- Directed by: Duane Hopkins
- Screenplay by: Duane Hopkins
- Produced by: Samm Haillay
- Starring: George MacKay Benjamin Dilloway Charlotte Spencer
- Cinematography: David Procter
- Edited by: Chris Barwell
- Music by: Danny Bensi Saunder Jurriaans
- Release date: 2014;
- Country: United Kingdom
- Language: English

= Bypass (film) =

Bypass is a 2014 British thriller drama film written and directed by Duane Hopkins. It premiered at the 71st Venice International Film Festival.

== Cast ==
- George MacKay as Tim
- Benjamin Dilloway as Greg
- Charlotte Spencer as Lilly
- Donald Sumpter as Grandfather
- Matt Cross as Lester
- Anton Saunders as Fence
- Lara Peake as Helen
- Arabella Arnott as Mum
- Chanel Cresswell as Emily
- Barry Ward as the new supplier
- Nicola Stapleton as Samantha
- Adam Astill as the doctor

==Release==
The film premiered at the 71st edition of the Venice Film Festival, in the Orizzonti sidebar.

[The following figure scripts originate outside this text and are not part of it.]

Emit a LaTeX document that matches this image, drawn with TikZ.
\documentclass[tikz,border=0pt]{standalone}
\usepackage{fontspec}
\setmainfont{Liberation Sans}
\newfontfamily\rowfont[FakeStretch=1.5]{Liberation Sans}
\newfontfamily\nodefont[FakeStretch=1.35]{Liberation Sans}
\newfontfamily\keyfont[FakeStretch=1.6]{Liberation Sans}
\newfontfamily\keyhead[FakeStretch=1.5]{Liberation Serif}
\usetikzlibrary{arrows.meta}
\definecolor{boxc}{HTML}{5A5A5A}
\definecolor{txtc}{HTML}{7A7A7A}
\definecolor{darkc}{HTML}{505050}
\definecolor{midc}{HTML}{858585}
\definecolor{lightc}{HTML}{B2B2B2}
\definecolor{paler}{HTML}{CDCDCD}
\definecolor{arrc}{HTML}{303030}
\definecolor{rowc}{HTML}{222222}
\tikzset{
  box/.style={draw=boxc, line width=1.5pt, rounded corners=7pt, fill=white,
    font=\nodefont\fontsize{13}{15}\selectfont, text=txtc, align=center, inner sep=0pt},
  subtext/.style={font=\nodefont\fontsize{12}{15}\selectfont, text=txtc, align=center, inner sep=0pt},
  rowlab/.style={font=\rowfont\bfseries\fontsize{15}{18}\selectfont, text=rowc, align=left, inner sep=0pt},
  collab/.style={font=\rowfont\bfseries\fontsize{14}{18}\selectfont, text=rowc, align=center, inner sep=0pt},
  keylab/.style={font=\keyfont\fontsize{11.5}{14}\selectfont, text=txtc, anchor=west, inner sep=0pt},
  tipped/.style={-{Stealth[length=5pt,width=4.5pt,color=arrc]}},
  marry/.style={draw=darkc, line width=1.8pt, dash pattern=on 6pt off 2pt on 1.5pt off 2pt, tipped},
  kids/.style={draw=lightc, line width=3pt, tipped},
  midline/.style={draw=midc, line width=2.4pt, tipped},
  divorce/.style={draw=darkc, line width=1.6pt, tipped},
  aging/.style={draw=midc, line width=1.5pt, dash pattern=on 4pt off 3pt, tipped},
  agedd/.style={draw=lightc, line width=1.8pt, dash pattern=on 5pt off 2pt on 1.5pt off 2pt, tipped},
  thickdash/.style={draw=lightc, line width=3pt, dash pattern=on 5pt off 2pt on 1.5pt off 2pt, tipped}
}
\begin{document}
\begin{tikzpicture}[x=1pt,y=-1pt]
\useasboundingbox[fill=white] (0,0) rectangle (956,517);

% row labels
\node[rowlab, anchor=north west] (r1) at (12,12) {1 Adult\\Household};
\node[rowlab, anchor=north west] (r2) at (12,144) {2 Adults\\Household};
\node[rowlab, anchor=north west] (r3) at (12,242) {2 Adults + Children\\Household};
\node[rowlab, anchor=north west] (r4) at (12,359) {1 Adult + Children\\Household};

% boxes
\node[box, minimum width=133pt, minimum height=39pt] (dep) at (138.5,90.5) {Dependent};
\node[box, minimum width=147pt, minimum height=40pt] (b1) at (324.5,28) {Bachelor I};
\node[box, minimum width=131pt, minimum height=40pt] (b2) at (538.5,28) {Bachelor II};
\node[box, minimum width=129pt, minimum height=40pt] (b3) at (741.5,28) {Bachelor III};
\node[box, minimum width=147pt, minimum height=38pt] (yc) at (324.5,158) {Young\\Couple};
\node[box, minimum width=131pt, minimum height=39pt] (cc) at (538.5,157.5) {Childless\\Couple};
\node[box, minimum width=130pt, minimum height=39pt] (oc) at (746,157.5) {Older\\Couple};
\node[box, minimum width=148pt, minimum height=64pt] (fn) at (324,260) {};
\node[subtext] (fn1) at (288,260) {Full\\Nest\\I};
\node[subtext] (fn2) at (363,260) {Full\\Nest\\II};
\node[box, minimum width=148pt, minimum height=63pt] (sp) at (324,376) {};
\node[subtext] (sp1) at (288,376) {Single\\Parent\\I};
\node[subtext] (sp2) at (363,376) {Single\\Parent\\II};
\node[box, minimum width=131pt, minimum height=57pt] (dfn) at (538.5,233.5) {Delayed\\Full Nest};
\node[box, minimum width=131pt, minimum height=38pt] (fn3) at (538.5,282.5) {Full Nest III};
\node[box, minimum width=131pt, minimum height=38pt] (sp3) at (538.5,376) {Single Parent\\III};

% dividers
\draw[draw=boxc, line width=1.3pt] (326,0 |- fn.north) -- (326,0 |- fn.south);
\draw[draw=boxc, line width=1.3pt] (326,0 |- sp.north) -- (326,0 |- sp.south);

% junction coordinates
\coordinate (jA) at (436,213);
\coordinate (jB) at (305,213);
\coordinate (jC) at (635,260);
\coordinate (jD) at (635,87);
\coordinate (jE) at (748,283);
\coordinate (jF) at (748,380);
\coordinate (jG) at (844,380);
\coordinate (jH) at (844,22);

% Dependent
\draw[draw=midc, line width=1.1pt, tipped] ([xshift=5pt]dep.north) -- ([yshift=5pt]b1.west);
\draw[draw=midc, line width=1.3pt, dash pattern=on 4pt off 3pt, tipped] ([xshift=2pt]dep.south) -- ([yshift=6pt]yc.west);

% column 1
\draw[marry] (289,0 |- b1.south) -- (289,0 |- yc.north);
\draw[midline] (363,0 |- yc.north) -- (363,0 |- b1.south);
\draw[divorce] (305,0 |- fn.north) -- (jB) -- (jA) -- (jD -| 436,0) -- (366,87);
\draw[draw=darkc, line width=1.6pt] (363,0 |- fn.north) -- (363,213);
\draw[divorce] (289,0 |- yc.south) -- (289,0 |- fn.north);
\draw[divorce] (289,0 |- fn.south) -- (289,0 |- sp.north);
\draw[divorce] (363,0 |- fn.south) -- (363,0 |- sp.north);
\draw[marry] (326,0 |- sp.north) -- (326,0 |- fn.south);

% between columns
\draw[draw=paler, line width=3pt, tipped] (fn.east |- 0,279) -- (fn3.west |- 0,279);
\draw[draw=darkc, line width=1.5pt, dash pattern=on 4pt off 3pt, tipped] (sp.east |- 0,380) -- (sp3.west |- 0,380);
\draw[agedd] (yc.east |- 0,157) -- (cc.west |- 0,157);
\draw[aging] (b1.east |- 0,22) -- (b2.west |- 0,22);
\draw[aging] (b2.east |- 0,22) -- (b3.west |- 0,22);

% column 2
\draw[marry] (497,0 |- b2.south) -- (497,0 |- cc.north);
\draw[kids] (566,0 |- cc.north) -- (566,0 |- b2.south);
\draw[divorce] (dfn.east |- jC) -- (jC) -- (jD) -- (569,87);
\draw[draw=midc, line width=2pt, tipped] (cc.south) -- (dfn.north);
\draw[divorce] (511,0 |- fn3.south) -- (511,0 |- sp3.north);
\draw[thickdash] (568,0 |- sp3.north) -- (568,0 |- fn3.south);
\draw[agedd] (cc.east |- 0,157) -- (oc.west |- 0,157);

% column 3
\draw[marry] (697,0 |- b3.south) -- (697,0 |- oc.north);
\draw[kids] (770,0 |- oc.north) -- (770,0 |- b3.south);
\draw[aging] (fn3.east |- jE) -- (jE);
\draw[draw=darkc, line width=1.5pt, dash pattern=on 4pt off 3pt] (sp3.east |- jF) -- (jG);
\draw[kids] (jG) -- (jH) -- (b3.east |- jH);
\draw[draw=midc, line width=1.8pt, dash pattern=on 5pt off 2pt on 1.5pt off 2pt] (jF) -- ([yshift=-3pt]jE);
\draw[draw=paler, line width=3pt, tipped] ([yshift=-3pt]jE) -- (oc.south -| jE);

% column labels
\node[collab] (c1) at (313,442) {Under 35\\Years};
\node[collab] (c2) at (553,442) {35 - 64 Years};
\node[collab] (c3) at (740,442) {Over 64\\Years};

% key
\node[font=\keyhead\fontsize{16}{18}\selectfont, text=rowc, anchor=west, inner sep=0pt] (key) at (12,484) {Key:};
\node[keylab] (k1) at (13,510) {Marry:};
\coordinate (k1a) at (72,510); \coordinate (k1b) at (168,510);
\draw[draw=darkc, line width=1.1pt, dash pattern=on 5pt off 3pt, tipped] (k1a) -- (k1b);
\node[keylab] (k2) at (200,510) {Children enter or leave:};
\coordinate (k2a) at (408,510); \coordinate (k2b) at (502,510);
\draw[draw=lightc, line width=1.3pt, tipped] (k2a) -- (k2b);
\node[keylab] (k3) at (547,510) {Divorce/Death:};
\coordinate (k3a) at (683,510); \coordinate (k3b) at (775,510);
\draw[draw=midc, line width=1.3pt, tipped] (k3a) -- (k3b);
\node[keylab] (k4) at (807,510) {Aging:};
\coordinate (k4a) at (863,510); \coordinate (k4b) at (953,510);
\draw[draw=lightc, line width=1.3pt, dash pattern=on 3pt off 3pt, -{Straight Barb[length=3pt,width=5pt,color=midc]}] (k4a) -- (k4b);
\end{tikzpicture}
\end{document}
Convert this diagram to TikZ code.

It was theatrically released in United Kingdom on 10 April 2015.

==Reception==

 Variety described it as a "technically skilled but stylistically overwrought" film that "that remains oddly unmoving despite its surfeit of onscreen suffering". The Guardian called it a "overwrought yet convincing tale" which "hardly heads in search of fresh terrain", but "at least provides a brooding, increasingly potent spin around the familiar sights". The Hollywood Reporter described it as "a downer that could have used a few moments of levity as a breather from its artsy self-seriousness", yet "has an intensity that commands admiration".